Embora Trump não tenha conseguido abrir hotéis na Rússia, apesar de tentativas ao longo dos anos, e tenha declarado que não possui negócios ativos ali, suas holdings de propriedade intelectual são um interesse comercial valioso. A prorrogação de marcas registradas como “Trump International Hotel and Tower” protege sua marca nesse país e preserva as condições para possíveis acordos de negócios.

“Marcas registradas têm um valor inerente per se, por permitirem que você impeça os outros de usarem a marca ao proibir registros concorrentes ou usos infringentes”, disse Annsley Merelle Ward, uma especialista em direito de propriedade intelectual do escritório de advocacia Bristows, em Londres.

Além de seis marcas registradas que foram renovadas, as Organizações Trump têm duas marcas registradas russas que devem expirar no ano que vem. O fato de que Trump havia obtido marcas registradas na Rússia décadas atrás para projetos malsucedidos havia sido noticiado anteriormente; a existência das prorrogações do ano passado foi descoberta pelo “The New York Times” durante uma busca recente nos registros da Rospatent.

Um porta-voz da Rospatent concordou inicialmente em aceitar perguntas, mas depois não as respondeu. Hope Hicks, uma porta-voz da Casa Branca, encaminhou as perguntas para as Organizações Trump.

Alan Garten, o consultor jurídico-chefe das Organizações Trump, disse que as renovações haviam sido feitas “para evitar que terceiros infringissem os direitos de propriedade da empresa”. Ele acrescentou que as marcas registradas de Trump não haviam sido formalmente contestadas, apesar de sua inatividade, e que não havia planos para usá-las no futuro.

“A empresa não procurará novas oportunidades de negócios na Rússia”, disse Garten.

Usadas ou não, as marcas registradas são muito importantes, algo que Garten havia abordado anteriormente ao defender a marca Trump em outro lugar. Em um depoimento de 2015 relacionado a um litígio por infração nos Estados Unidos, ele atestou que as marcas registradas de Trump em geral eram “um de seus bens mais valiosos”.
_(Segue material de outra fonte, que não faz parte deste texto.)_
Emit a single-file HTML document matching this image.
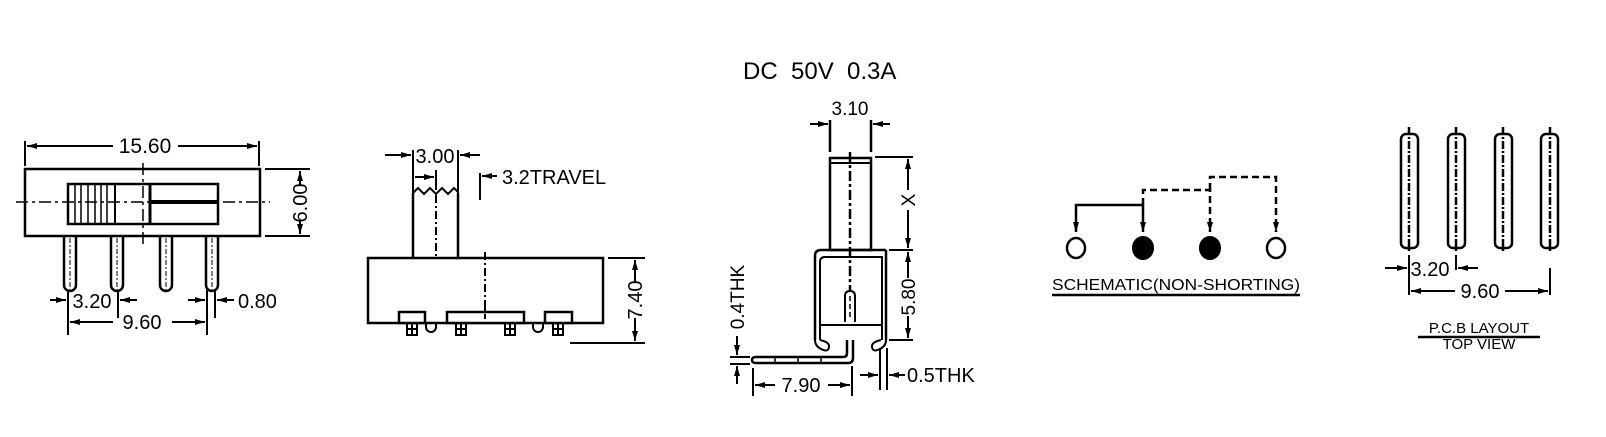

“Nós levamos a proteção e a execução da marca de meu cliente muito a sério”, disse Garten. “Investimos muito dinheiro em sua criação. É a marca dele”.

O tema das marcas registradas de Trump no exterior foi ficando cada vez mais tenso desde que ele venceu a eleição para presidente, uma vez que sua empresa, hoje conduzida por seus dois filhos adultos, continuou fazendo negócios pelo mundo. Uma revisão de bancos de dados de propriedade intelectual feita em abril pelo “Times” revelou que as Organizações Trump tinham 157 pedidos pendentes de marcas registradas em 36 países.

Um anúncio feito pela China em fevereiro de que ela havia aprovado registros de marcas há muito tempo solicitados pelos Trumps disparou alarmes entre especialistas em ética e democratas do Congresso, embora a ação parecesse ter sido o passo final em uma decisão tomada antes que Trump se tornasse presidente. Autoridades peruanas aprovaram as marcas registradas de Trump no final de dezembro, pouco antes de o presidente do Peru se encontrar com Trump em fevereiro.

Na quarta-feira, quase 200 membros democratas do Congresso protocolaram uma ação federal afirmando que as atividades empresariais de Trump—incluindo seus direitos de propriedade intelectual no exterior—violavam a Constituição, que proíbe que presidentes aceitem presentes de potências estrangeiras.

Trump solicitou uma marca registrada na Rússia pela primeira vez para a “Trump Tower”, em 1996, durante uma de suas primeiras sondagens para um possível projeto imobiliário em Moscou. Dez anos depois, enquanto trabalhava com o Grupo Bayrock em vários hotéis nos Estados Unidos, ele obteve quatro outras marcas registradas na Rússia para serem usadas em conexão com os hotéis. O Bayrock—cujos mais altos executivos incluíam Tevfik Arif, que trabalhou no Ministério do Comércio na era soviética e é originalmente do Cazaquistão, e Felix Sater, um exilado russo e criminoso—sondava possíveis acordos na Rússia para Trump, mas nenhum deu certo.

Em 2007, enquanto vendia sua marca de vodca na Rússia e em outros lugares, Trump obteve uma marca registrada para esse fim, embora o produto tenha sido descontinuado após vários anos. Por fim, em 2008, Trump solicitou marcas registradas para um brasão e o nome “Trump Home”, a ser usado com uma extensa lista de móveis e produtos para casa.

Desde então, as marcas de Trump permaneceram registradas, mas não foram usadas. Se não houvesse contestações para um pedido de renovação, normalmente a aprovação pela Rospatent não seria um problema, disse Peter Sloane, um advogado especializado em marcas registradas juntamente com Leason Ellis em White Plains, Nova York.

“Não estou ciente de nenhuma razão pela qual uma renovação poderia ser negada caso as formalidades necessárias, tais como entrar com nova procuração, sejam cumpridas”, ele disse.

Os registros da Rospatent mostram que no ano passado as Organizações Trump arrumaram um novo representante de propriedade intelectual em Moscou para lidar com seus registros de marcas e desde então transferiu a propriedade de Trump para uma sociedade anônima, a DTTM Operations, controlada por ele. A DTTM é uma holding incorporada em Delaware.

Além das oito marcas registradas de propriedade da DTTM, existe uma outra marca registrada “Trump”, sem relação com Trump, que é reconhecida pela Rospatent, em virtude da adesão da Rússia a tratados internacionais que governam direitos de propriedade intelectual. Essa marca registrada, pedida por uma empresa na Alemanha, é uma marca de detergente.